Monday, April 9, 2012

paris, first class, international

when people failed to do something ill always be there and tell em stuff that supposedly make them feels better e.g "if its meant to be, its meant to be..." or "keep your chin up, you still have a long way to go...", without realizing that it actually made it way worsen than before. ive came to a point where, whenever ive decided to attend any airlines interview, i would not tell or invite the whole world to come with me as (i think) it will jinx the whole thing. so a few weeks back i went for QR interview. at first, it was more like "why dont i just try, its not like im gonna get it, if its meant to be, its meant to be...", but as i waited for em to call me up after the resume submission thingy, i became agitated and everytime my phone rang it gave me a mini heart attack, every rang made me dash to my phone and of course, every rang is filled with disappointments. at first i didnt let it get to me, but when people start saying "bukan rezeki kot...", "you can try again next time...", "nobody get it at their first try..." and "maybe QR isnt for you, try SQ or EK..." made me feels like im gonna be here for the rest of my life. i am never gonna get out from this hell hole. im never gonna experience "paris, first class, international...". im never gonna experience life beyond where i am right now. suddenly in every spare moment i have, i tend to think about what i actually did wrong for that interview. it made me think that for some reason i dont belong in airline industry. probably im not tall enuf, not enuf for any of em... probably. being a flight attendant was never really my dream technically, there was never a point in my life where i woke up and decide that i want this, i want to fly! i want to be everywhere. no it has never been on my list. when i first got this job, i wasnt sure, i thought i gave it a few months and see where it takes me. and being a human, greed always takes people places, I WANT MORE! i freaking want more! so then it all started, the whole QR, EK, SQ, CX dreams! the "paris, first class, international..." dream. what im trying to say is, what started so simple became so complicated. tho ive never dream being where i am right now, but hell yeah i want more right now.

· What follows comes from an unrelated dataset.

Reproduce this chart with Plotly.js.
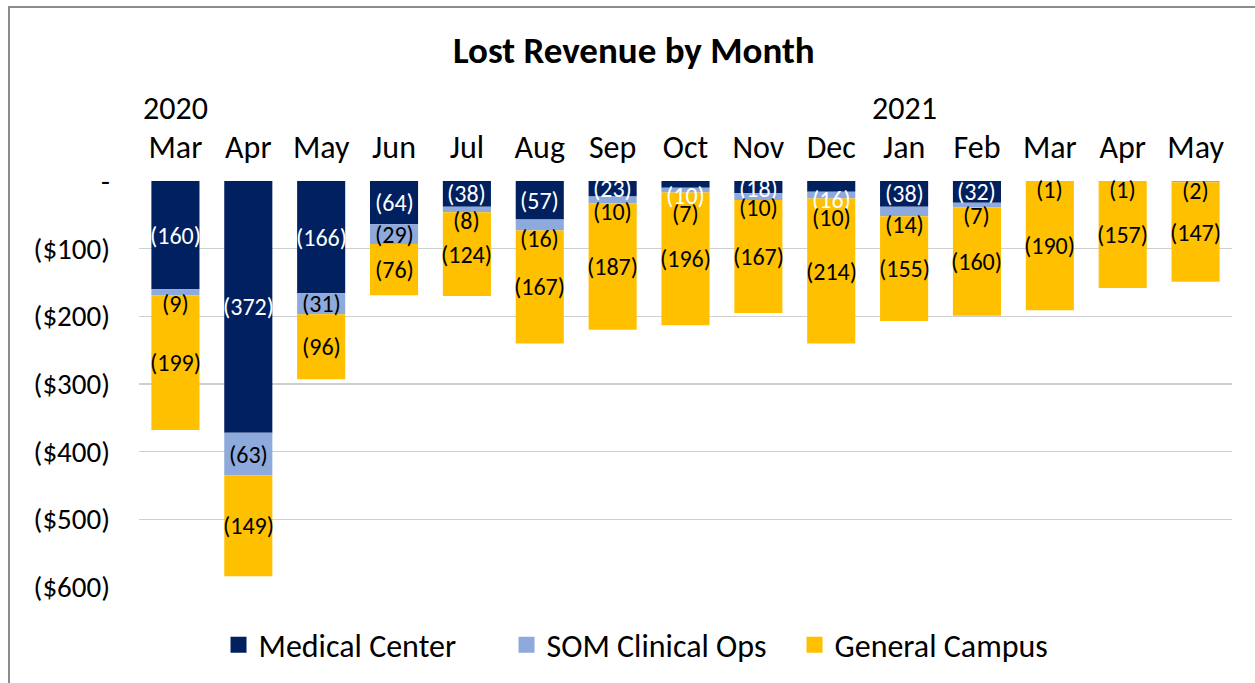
<!DOCTYPE html>
<html>
<head>
<meta charset="utf-8">
<script src="https://cdn.plot.ly/plotly-3.0.1.min.js"></script>
<style>
html,body{margin:0;padding:0;background:#fff;}
#frame{position:absolute;left:8px;top:6px;width:1300px;height:720px;border:2px solid #8c8c8c;box-sizing:border-box;}
#chart{position:absolute;left:0;top:0;width:1255px;height:683px;}
</style>
</head>
<body>
<div id="frame"></div>
<div id="chart"></div>
<script>
var categories = ["2020-03","2020-04","2020-05","2020-06","2020-07","2020-08","2020-09","2020-10","2020-11","2020-12","2021-01","2021-02","2021-03","2021-04","2021-05"];
var monthLabels = ["Mar","Apr","May","Jun","Jul","Aug","Sep","Oct","Nov","Dec","Jan","Feb","Mar","Apr","May"];
var medicalCenter = [160, 372, 166, 64, 38, 57, 23, 10, 18, 16, 38, 32, 0, 0, 0];
var somClinicalOps = [9, 63, 31, 29, 8, 16, 10, 7, 10, 10, 14, 7, 1, 1, 2];
var generalCampus = [199, 149, 96, 76, 124, 167, 187, 196, 167, 214, 155, 160, 190, 157, 147];
var seriesNames = ["Medical Center", "SOM Clinical Ops", "General Campus"];
var yearLabels = [{cat: "2020-03", text: "2020"}, {cat: "2021-01", text: "2021"}];
var yTickVals = [0, -100, -200, -300, -400, -500, -600];
var yTickText = ["-", "($100)", "($200)", "($300)", "($400)", "($500)", "($600)"];

var FONT = "Carlito, Lato, 'Open Sans', sans-serif";
var colors = ["#002060", "#8EA9DB", "#FFC000"];
var labelColors = ["#ffffff", "#000000", "#000000"];
var allSeries = [medicalCenter, somClinicalOps, generalCampus];

var W = 1255, H = 683;
var margin = {l: 139, r: 23, t: 181, b: 95};
var yRange = [-600, 0];
var pxPerUnit = (H - margin.t - margin.b) / (yRange[1] - yRange[0]);

function neg(a){ return a.map(function(v){ return -v; }); }

var data = allSeries.map(function(vals, i){
  return {
    type: "bar", name: seriesNames[i], x: categories, y: neg(vals),
    marker: {color: colors[i]}, width: 0.66, showlegend: false, hoverinfo: "name+y"
  };
});
// legend entries with larger square swatches
seriesNames.forEach(function(n, i){
  data.push({type: "scatter", mode: "markers", name: n, x: [categories[0]], y: [null],
    marker: {symbol: "square", size: 18, color: colors[i]}, showlegend: true, hoverinfo: "skip"});
});

// data labels placed at segment centres, nudged like the spreadsheet labels to avoid overlap
var annotations = [];
categories.forEach(function(cat, c){
  var cum = 0, prevPx = null;
  allSeries.forEach(function(vals, s){
    var v = vals[c];
    var topPx = cum * pxPerUnit, botPx = (cum + v) * pxPerUnit;
    cum += v;
    if (v <= 0) return;
    var px = (topPx + botPx) / 2;
    if (botPx - topPx < 12) px = botPx + 8;
    if (px < 8) px = 8;
    if (prevPx !== null && px - prevPx < 18) px = prevPx + 18;
    prevPx = px;
    annotations.push({x: cat, xref: "x", y: -px / pxPerUnit, yref: "y", text: "(" + v + ")",
      showarrow: false, xanchor: "center", yanchor: "middle",
      font: {family: FONT, size: 24, color: labelColors[s]}});
  });
});

yearLabels.forEach(function(y){
  annotations.push({x: y.cat, xref: "x", y: 1, yref: "paper", yshift: 73, text: y.text,
    showarrow: false, yanchor: "middle", font: {family: FONT, size: 32, color: "#000"}});
});

var layout = {
  width: W, height: H,
  paper_bgcolor: "rgba(0,0,0,0)", plot_bgcolor: "rgba(0,0,0,0)",
  margin: margin,
  barmode: "relative",
  title: {text: "<b>Lost Revenue by Month</b>", x: 0.505, xref: "container", xanchor: "center", y: 0.927, yanchor: "middle",
    font: {family: FONT, size: 37, color: "#000"}},
  xaxis: {side: "top", type: "category", range: [-0.5, categories.length - 0.5], autorange: false,
    tickmode: "array", tickvals: categories, ticktext: monthLabels,
    tickfont: {family: FONT, size: 32, color: "#000"}, showgrid: false, zeroline: false,
    showline: false, ticks: "", ticklabelstandoff: 16, fixedrange: true},
  yaxis: {range: yRange, autorange: false, tickmode: "array", tickvals: yTickVals, ticktext: yTickText,
    tickfont: {family: FONT, size: 29, color: "#000"}, showgrid: true, gridcolor: "#cfcfcf", gridwidth: 1.5,
    zeroline: false, showline: false, ticks: "", ticklabelstandoff: 28},
  showlegend: true,
  legend: {orientation: "h", x: 0.468, xanchor: "center", y: -0.14, yanchor: "middle",
    font: {family: FONT, size: 32, color: "#000"}, traceorder: "normal", entrywidth: 243, entrywidthmode: "pixels"},
  annotations: annotations
};

Plotly.newPlot("chart", data, layout, {displayModeBar: false, staticPlot: true});
</script>
</body>
</html>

a good friend of mine once asked me...

"there's a big difference between "wants" and "needs". for example what u need is a house to live in but what you want is a mansion to live in. and right now what u need is a job, which you already have but is all this EK, QR and what not is really what you want?"

and i answered "hell yeah i want it. the pay is freaking good man. i could payoff my ptptn in few months probably"

"therefore its money that you want, not the job itself? if its money that you want, there's millions ways more you can get it, its just that you are too afraid of going outside of your comfort zone or trying something new"

come to think about it yeah he do got a point there, but could i possibly waste my time on something that i wasnt sure to worked out or not. plus honestly, right now, i couldnt imagine myself doing anything else than this. plus ive been in this service industry for like 6 years... how can i just leave something ive build that long for something uncertain. not gonna waste my 6 years for something else. maybe im just afraid or maybe i just dont like to gamble my life away. i just really dunno. i probably dont show it, but im rather disapointed with what ive become today. fat, useless and stucked. like how i would always says in this situation, keep your chin up, you still have a long way to go... on a lighter side, i got KL towerthon, PJ dawn race, Standard Chartered KL marathon and ofcourse the Penang bridge marathon coming up. woot woot! cant wait.